For more information, see Monitoring metrics in an Amazon Aurora cluster.

Monitoring an Amazon Aurora global database with Amazon RDS Performance Insights

You can use Amazon RDS Performance Insights for your Aurora global databases. You enable this feature individually, for each Aurora DB cluster in your Aurora global database. To do so, you choose Enable Performance Insights in the Additional configuration section of the Create database page. Or you can modify your Aurora DB clusters to use this feature after they are up and running. You can enable or turn off Performance Insights for each cluster that's part of your Aurora global database.

The reports created by Performance Insights apply to each cluster in the global database. When you add a new secondary AWS Region to an Aurora global database that's already using Performance Insights, be sure that you enable Performance Insights in the newly added cluster. It doesn't inherit the Performance Insights setting from the existing global database.

You can switch AWS Regions while viewing the Performance Insights page for a DB instance that's attached to a global database. However, you might not see performance information immediately after switching AWS Regions. Although the DB instances might have identical names in each AWS Region, the associated Performance Insights URL is different for each DB instance. After switching AWS Regions, choose the name of the DB instance again in the Performance Insights navigation pane.

For DB instances associated with a global database, the factors affecting performance might be different in each AWS Region. For example, the DB instances in each AWS Region might have different capacity.

To learn more about using Performance Insights, see Monitoring DB load with Performance Insights on Amazon Aurora.

Monitoring Aurora global databases with Database Activity Streams

By using the Database Activity Streams feature, you can monitor and set alarms for auditing activity in the DB clusters in your global database. You start a database activity stream on each DB cluster separately. Each cluster delivers audit data to its own Kinesis stream within its own AWS Region. For more information, see Monitoring Amazon Aurora with Database Activity Streams.

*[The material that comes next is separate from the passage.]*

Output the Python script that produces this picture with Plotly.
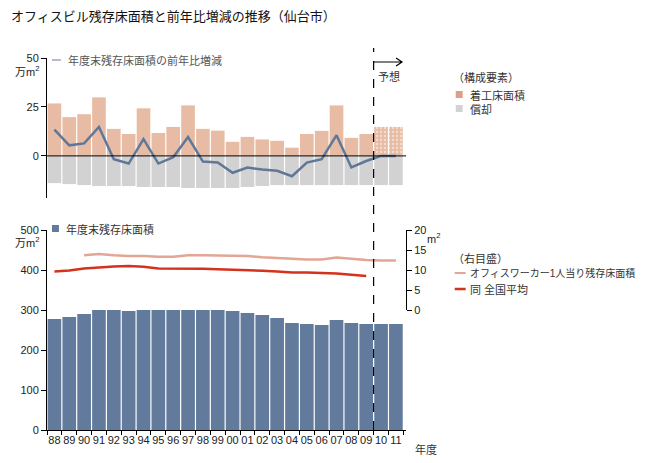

Monitoring Aurora MySQL-based global databases

To view the status of an Aurora MySQL-based global database, query the information_schema.aurora_global_db_status and information_schema.aurora_global_db_instance_status tables.

Note

The information_schema.aurora_global_db_status and information_schema.aurora_global_db_instance_status tables are only available with Aurora MySQL version 3.04.0 and higher global databases.

To monitor an Aurora MySQL-based global database
  1. Connect to the global database primary cluster endpoint using a MySQL client. For more information about how to connect, see Connecting to an Amazon Aurora global database.

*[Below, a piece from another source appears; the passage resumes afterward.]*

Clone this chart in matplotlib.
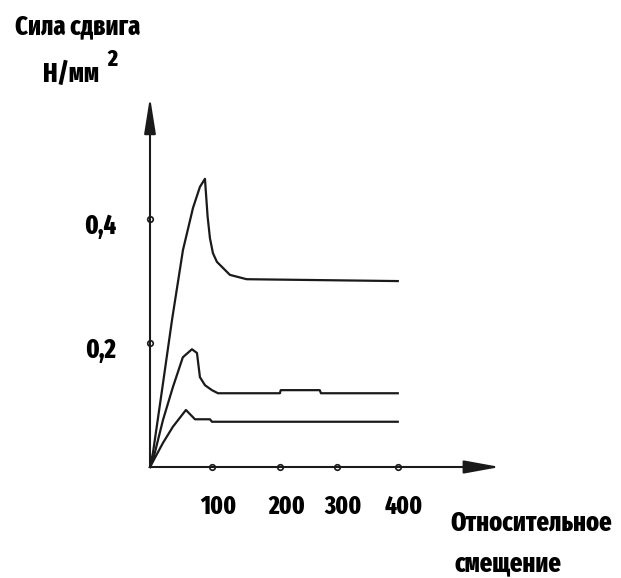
import matplotlib
matplotlib.use('Agg')
import matplotlib.pyplot as plt

plt.rcParams['font.family'] = ['Fira Sans Extra Condensed', 'Roboto Condensed', 'DejaVu Sans']

# Curves: x is relative displacement, y is shear force, N/mm2
top_x = [0, 4.8, 19.4, 35.5, 53.2, 69.4, 80.6, 88.7, 93, 96.8, 101.6, 108, 129, 156, 400]
top_y = [0, 0.023, 0.124, 0.237, 0.350, 0.418, 0.452, 0.465, 0.404, 0.369, 0.345, 0.331, 0.310, 0.303, 0.300]

mid_x = [0, 4.8, 21, 37, 53, 67.7, 75.8, 80.6, 88.7, 100, 109.7, 209.7, 211, 274, 276, 400]
mid_y = [0, 0.011, 0.076, 0.129, 0.177, 0.190, 0.184, 0.145, 0.132, 0.124, 0.119, 0.119, 0.124, 0.124, 0.119, 0.119]

low_x = [0, 21, 37, 58, 72.6, 96.8, 100, 400]
low_y = [0, 0.039, 0.065, 0.092, 0.077, 0.077, 0.073, 0.073]

x_tick_pos = [100, 210, 302, 400]
x_tick_labels = ['100', '200', '300', '400']
y_tick_pos = [0.2, 0.4]
y_tick_labels = ['0,2', '0,4']

W, H = 621, 578
fig = plt.figure(figsize=(W / 100, H / 100), dpi=100)
# origin of the axes sits at pixel (150, 467)
ax = fig.add_axes([150 / W, (H - 467) / H, 350 / W, 370 / H])
ax.set_xlim(0, 565)
ax.set_ylim(0, 0.597)
ax.axis('off')

ink = '#1a1a1a'
for xs, ys in [(top_x, top_y), (mid_x, mid_y), (low_x, low_y)]:
    ax.plot(xs, ys, color=ink, lw=1.6, clip_on=False)

# axes with arrows
ax.annotate('', xy=(0, 0.597), xytext=(0, 0),
            arrowprops=dict(arrowstyle='-|>,head_length=2.2,head_width=0.35',
                            color=ink, lw=1.5, shrinkA=0, shrinkB=0))
ax.annotate('', xy=(565, 0), xytext=(0, 0),
            arrowprops=dict(arrowstyle='-|>,head_length=2.2,head_width=0.4',
                            color=ink, lw=1.5, shrinkA=0, shrinkB=0))

# tick circles
ax.plot(x_tick_pos, [0] * len(x_tick_pos), 'o', ms=4, mfc='white', mec=ink, mew=1.2, clip_on=False)
ax.plot([0] * len(y_tick_pos), y_tick_pos, 'o', ms=4, mfc='white', mec=ink, mew=1.2, clip_on=False)

for xp, lab in zip(x_tick_pos, x_tick_labels):
    ax.text(xp + 10, -0.065, lab, ha='center', va='center', fontsize=18, fontweight='heavy')
for yp, lab in zip(y_tick_pos, y_tick_labels):
    ax.text(-80, yp - 0.011, lab, ha='center', va='center', fontsize=19, fontweight='heavy')

def ftext(px, py, s, **kw):
    fig.text(px / W, 1 - py / H, s, ha='center', va='center', fontweight='heavy', **kw)

ftext(78, 27, 'Сила сдвига', fontsize=19)
ftext(71, 74, 'Н/мм', fontsize=19)
ftext(112, 59, '2', fontsize=17)
ftext(531, 523, 'Относительное', fontsize=19)
ftext(508, 564, 'смещение', fontsize=19)

fig.savefig('out.png', dpi=100)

  2. Query the information_schema.aurora_global_db_status table in a mysql command to list the primary and secondary volumes. This query returns the lag times of the global database secondary DB clusters, as in the following example.

    mysql> select * from information_schema.aurora_global_db_status;
    AWS_REGION | HIGHEST_LSN_WRITTEN | DURABILITY_LAG_IN_MILLISECONDS | RPO_LAG_IN_MILLISECONDS | LAST_LAG_CALCULATION_TIMESTAMP | OLDEST_READ_VIEW_TRX_ID -----------+---------------------+--------------------------------+------------------------+---------------------------------+------------------------ us-east-1 | 183537946 | 0 | 0 | 1970-01-01 00:00:00.000000 | 0 us-west-2 | 183537944 | 428 | 0 | 2023-02-18 01:26:41.925000 | 20806982 (2 rows)

    The output includes a row for each DB cluster of the global database containing the following columns:

    • AWS_REGION – The AWS Region that this DB cluster is in. For tables listing AWS Regions by engine, see Regions and Availability Zones.

    • HIGHEST_LSN_WRITTEN – The highest log sequence number (LSN) currently written on this DB cluster.

      A log sequence number (LSN) is a unique sequential number that identifies a record in the database transaction log. LSNs are ordered such that a larger LSN represents a later transaction.

    • DURABILITY_LAG_IN_MILLISECONDS – The difference in the timestamp values between the HIGHEST_LSN_WRITTEN on a secondary DB cluster and the HIGHEST_LSN_WRITTEN on the primary DB cluster. This value is always 0 on the primary DB cluster of the Aurora global database.

    • RPO_LAG_IN_MILLISECONDS – The recovery point objective (RPO) lag. The RPO lag is the time it takes for the most recent user transaction COMMIT to be stored on a secondary DB cluster after it's been stored on the primary DB cluster of the Aurora global database. This value is always 0 on the primary DB cluster of the Aurora global database.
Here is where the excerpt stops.